We loaded up all her stuff and drove across the bridge to Jersey. As soon as we pulled up in front of the house, her sister closed the front door and was peeking out from behind her kitchen curtains. “She’s there,” I said loudly. “I see her looking out from behind the curtain. Maybe she forgot that you took care of your dying mother for five years while she lived her life.”

She disappeared into the house with two bags, and came out to get more.

“She’s really mad at me for being here,” she said. “She said she had people working to find a solution, why didn’t I just wait?”

Yeah, in the rain. With her dog.

She told me about someone she knows who threw herself in front of a train. (She lived. She’s in rehab.) “What if my sister kicks me out?”

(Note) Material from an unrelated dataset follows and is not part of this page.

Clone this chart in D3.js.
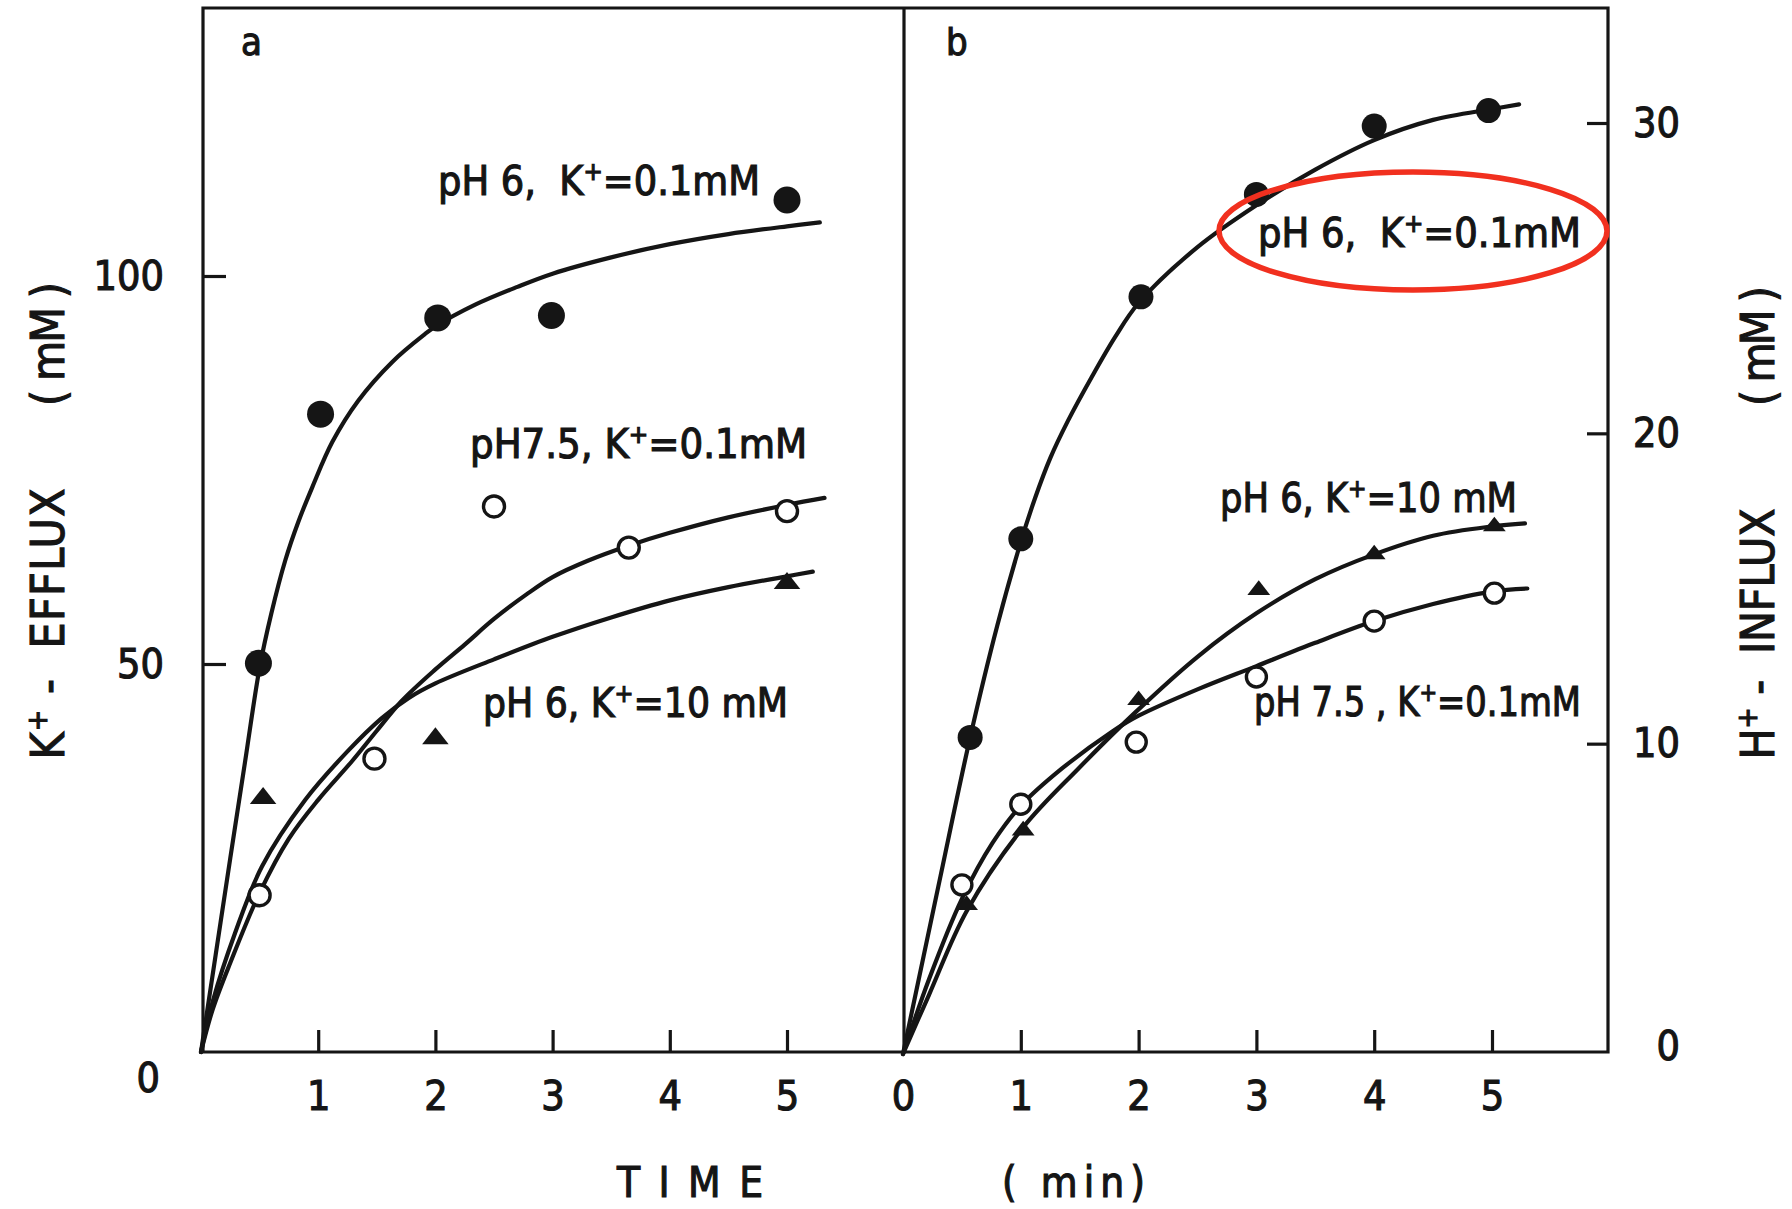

“Don’t let her,” I said. “You’re family. You Italians love to talk about family, well, this is what it’s all about. And don’t let her make you feel bad. No one at our age would willingly put themselves in the position of living with a sibling.” (I know I wouldn’t.)

And I drove away.

She’s a college grad with a background in the food business, including a certification in wine and cheese pairings. She had two interviews at Whole Foods, but they hired someone with a masters in nutrition. For $9 an hour.

And people wonder why I’m so pissed at Obama? Because he hasn’t done anything for people like this. Worse than that, he never even raised his voice on their behalf.

Medical update

Saw my doctor this morning (who bitched constantly because under their new computerized system, she has to re-enter my entire medical history herself into the software program– the business manager doesn’t want the office staff to do it) and she told me that although she would order the tests, she thought it was unlikely that I had diabetes.

“You’ve been getting blood work pretty regularly for the past five years, and we haven’t seen anything abnormal,” she said. “And neuropathy is not usually seen in the diagnostic stages.”

So what is the numbness and tingling from? She concurred with the physiatrist that it might have to do with the herniated disks in my neck, and now I’m supposed to get an MRI of my neck.

I keep saying how hard blogging is on the body, and the only people who agree with me are … other bloggers.

It’s a miracle

elbow

For the past several years, due to tennis elbow (more like cut and paste elbow), I couldn’t straighten my left arm. It wasn’t very painful, it just wouldn’t straighten out no matter what I did (massage, acupuncture, stretching) and it bothered me — I felt deformed!

Well, last week, I walked into something (I forget what) and really slammed my arm, right where the big lump was. I felt a “pop”, and it was gone! And now I can straighten my arm!

I showed it to my physiatrist yesterday.

“Why aren’t you ever normal?” he said, and laughed.